Saint Cunera of Rhenen, also Kunera (strangled to death in Rhenen, diocese of Utrecht, 28 October 340) was a virgin and martyr. Her name is first mentioned in the 11th century. Cunera is the patron saint of the city of Rhenen in the Netherlands, and a protector of horses and against animal diseases and sore throat. Her attributes are the key and the scarf.

==Life==

According to the 14th-century legend, only one virgin survived the massacre when Saint Ursula and her eleven thousand virgins were martyred in Cologne, Germany, by the Huns during the fourth century. Her name was Cunera — a princess from the Orkney Islands. The King of the Rhine abducted her under his cloak and took her to his palace in Rhenen. Here she became deeply loved by the people for her kindness and care for the poor. She earned the King's support, who entrusted her with the key to his cellars. This aroused the jealousy of the King's wife. While the King went out hunting, Cunera was strangled to death by the Queen, by means of a scarf.

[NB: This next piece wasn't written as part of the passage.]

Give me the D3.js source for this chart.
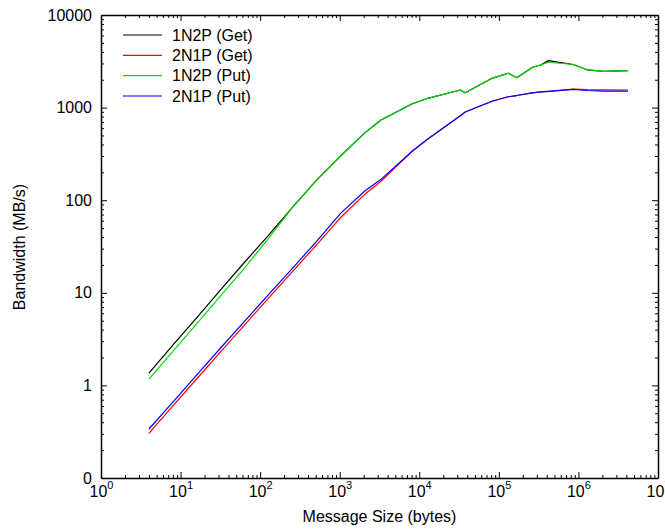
<!DOCTYPE html>
<html>
<head>
<meta charset="utf-8">
<script src="https://cdn.jsdelivr.net/npm/d3@7"></script>
<style>
  html, body { margin: 0; padding: 0; background: #fff; }
  svg { display: block; font-family: "Liberation Sans", Arial, Helvetica, sans-serif; }
</style>
</head>
<body>
<svg id="chart" width="665" height="531"></svg>
<script>
// ---- data ----
const sizes = [4, 8, 16, 32, 64, 128, 256, 512, 1024, 2048, 3300, 8192, 12800, 32768, 37800,
               82000, 131072, 168000, 262144, 340000, 420000, 860000, 1300000, 2097152, 4194304];
const get1N2P = [1.36, 2.72, 5.4, 10.8, 21.5, 42, 84, 165, 300, 530, 735, 1100, 1260, 1550, 1450,
                 2070, 2350, 2100, 2710, 2900, 3215, 2920, 2550, 2460, 2510];
const get2N1P = [0.304, 0.6, 1.18, 2.32, 4.5, 8.8, 17, 33, 65, 115, 160, 340, 458, 817, 895,
                 1170, 1310, 1350, 1440, 1475, 1500, 1580, 1560, 1555, 1550];
const put1N2P = [1.17, 2.33, 4.65, 9.3, 18.6, 39, 84, 165, 300, 530, 735, 1100, 1260, 1550, 1450,
                 2070, 2350, 2100, 2710, 2900, 3090, 2920, 2550, 2460, 2510];
const put2N1P = [0.338, 0.66, 1.3, 2.55, 4.95, 9.6, 18.5, 36, 72, 125, 168, 340, 458, 817, 895,
                 1170, 1310, 1350, 1440, 1475, 1500, 1575, 1530, 1510, 1505];
const seriesNames = ["1N2P (Get)", "2N1P (Get)", "1N2P (Put)", "2N1P (Put)"];
const seriesColors = ["#000000", "#ff0000", "#00dd00", "#0000ff"];
const seriesValues = [get1N2P, get2N1P, put1N2P, put2N1P];
const xTickExps = [0, 1, 2, 3, 4, 5, 6, 7];
const yTickValues = [0.1, 1, 10, 100, 1000, 10000];
const yTickLabels = ["0", "1", "10", "100", "1000", "10000"];
const xTitle = "Message Size (bytes)";
const yTitle = "Bandwidth (MB/s)";

// ---- layout ----
const L = 101, R = 658, T = 15, B = 478;
const svg = d3.select("#chart");
const x = d3.scaleLog().domain([1, 1e7]).range([L, R]);
const y = d3.scaleLog().domain([0.1, 1e4]).range([B, T]);

const majorX = xTickExps.map(e => Math.pow(10, e));
const minorX = [];
for (let e = 0; e < 7; e++) for (let m = 2; m <= 9; m++) minorX.push(m * Math.pow(10, e));
const minorY = [];
for (let e = -1; e < 4; e++) for (let m = 2; m <= 9; m++) minorY.push(m * Math.pow(10, e));

const MAJ = 6, MIN = 3;

function styleAxis(g) {
  g.selectAll("path.domain").attr("stroke", "#000").attr("stroke-width", 1.5);
  g.selectAll(".tick line").attr("stroke", "#000").attr("stroke-width", 1);
}

// bottom axis
const gB = svg.append("g").attr("transform", `translate(0,${B})`)
  .call(d3.axisBottom(x).tickValues(majorX).tickSizeInner(-MAJ).tickSizeOuter(0).tickPadding(0)
    .tickFormat(d => ""));
styleAxis(gB);
gB.selectAll(".tick text").each(function(d) {
  const t = d3.select(this).attr("dy", null).attr("y", 19)
    .attr("font-size", 16).attr("fill", "#000")
    .attr("font-family", '"Liberation Sans", Arial, sans-serif');
  t.text(null);
  t.append("tspan").text("10");
  t.append("tspan").attr("dy", -8).attr("font-size", 11).text(Math.round(Math.log10(d)));
});
svg.append("g").attr("transform", `translate(0,${B})`)
  .call(d3.axisBottom(x).tickValues(minorX).tickSizeInner(-MIN).tickSizeOuter(0).tickFormat(""))
  .call(g => { g.select("path.domain").remove(); styleAxis(g); });

// top axis (mirror)
const gT = svg.append("g").attr("transform", `translate(0,${T})`)
  .call(d3.axisTop(x).tickValues(majorX).tickSizeInner(-MAJ).tickSizeOuter(0).tickFormat(""));
styleAxis(gT);
svg.append("g").attr("transform", `translate(0,${T})`)
  .call(d3.axisTop(x).tickValues(minorX).tickSizeInner(-MIN).tickSizeOuter(0).tickFormat(""))
  .call(g => { g.select("path.domain").remove(); styleAxis(g); });

// left axis
const gL = svg.append("g").attr("transform", `translate(${L},0)`)
  .call(d3.axisLeft(y).tickValues(yTickValues).tickSizeInner(-MAJ).tickSizeOuter(0).tickPadding(9)
    .tickFormat((d, i) => yTickLabels[i]));
styleAxis(gL);
gL.selectAll(".tick text").attr("font-size", 16).attr("fill", "#000")
  .attr("font-family", '"Liberation Sans", Arial, sans-serif');
svg.append("g").attr("transform", `translate(${L},0)`)
  .call(d3.axisLeft(y).tickValues(minorY).tickSizeInner(-MIN).tickSizeOuter(0).tickFormat(""))
  .call(g => { g.select("path.domain").remove(); styleAxis(g); });

// right axis (mirror)
const gR = svg.append("g").attr("transform", `translate(${R},0)`)
  .call(d3.axisRight(y).tickValues(yTickValues).tickSizeInner(-MAJ).tickSizeOuter(0).tickFormat(""));
styleAxis(gR);
svg.append("g").attr("transform", `translate(${R},0)`)
  .call(d3.axisRight(y).tickValues(minorY).tickSizeInner(-MIN).tickSizeOuter(0).tickFormat(""))
  .call(g => { g.select("path.domain").remove(); styleAxis(g); });

// titles
svg.append("text").attr("x", (L + R) / 2).attr("y", 522).attr("text-anchor", "middle")
  .attr("font-size", 16).attr("fill", "#000").text(xTitle);
svg.append("text").attr("transform", "translate(25,247) rotate(-90)").attr("text-anchor", "middle")
  .attr("font-size", 16).attr("fill", "#000").text(yTitle);

// lines
const line = d3.line().x((d, i) => x(sizes[i])).y(d => y(d));
seriesValues.forEach((vals, k) => {
  svg.append("path").datum(vals).attr("d", line).attr("fill", "none")
    .attr("stroke", seriesColors[k]).attr("stroke-width", 1.2).attr("stroke-linejoin", "round");
});

// legend
const legY = d3.scalePoint().domain(seriesNames).range([35, 96]);
const leg = svg.append("g");
seriesNames.forEach((name, k) => {
  const yy = legY(name);
  leg.append("line").attr("x1", 123).attr("x2", 162).attr("y1", yy).attr("y2", yy)
    .attr("stroke", seriesColors[k]).attr("stroke-width", 1.2);
  leg.append("text").attr("x", 172).attr("y", yy + 5.5).attr("font-size", 16)
    .attr("fill", "#000").text(name);
});
</script>
</body>
</html>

Cunera's body was secretly buried in a stable. The crime was miraculously discovered thanks to the horses. The queen committed suicide by jumping off a cliff. Her chamberlain, who had assisted her in the murder, was beheaded. After her death, Cunera brought about many healings and rescues from drowning.

==Controversy==

The Latin and Dutch versions of legend of Cunera date from the 14th and 15th centuries. The historical events underlying the legend cannot be determined. Just as Ursula's the historicity of Cunera must be doubted. During the late 15th century, the king was identified as Radbod, King of the Frisians (died 719), who was supposed to have assisted the Huns in the siege of Cologne. In fictional genealogical treatises, his grandson and namesake Radbod was married to Amarra, Princess of the Hungary (the land of the Huns). Recent fiction has given her the name of Adelgonde.

==Veneration==

The Utrecht bishop Saint Willibrord (d. 739) is said to have announced Cunera's canonization. During the Late Middle Ages a great pilgrimage took place during the annual horse fair at Rhenen. Eventually this led to the consecration of the local St Peter's church to Cunera. The church was later replaced by the present Cunera-Church and the Cunera-Tower (completed in 1531). As a result of the Protestant Reformation in 1580 the Cunera-church was stripped of its images of saints. Cunera's relics were moved to Emmerich in the Duchy of Cleves and to Bedaf in Uden. The scarf, wurgdoek or dwale which had her strangled is now hosted by the Museum Catharijneconvent. Scientific research has proven that it is a 5th-century cloth, woven of Coptic linen. The feast of Cunera is celebrated on June 12.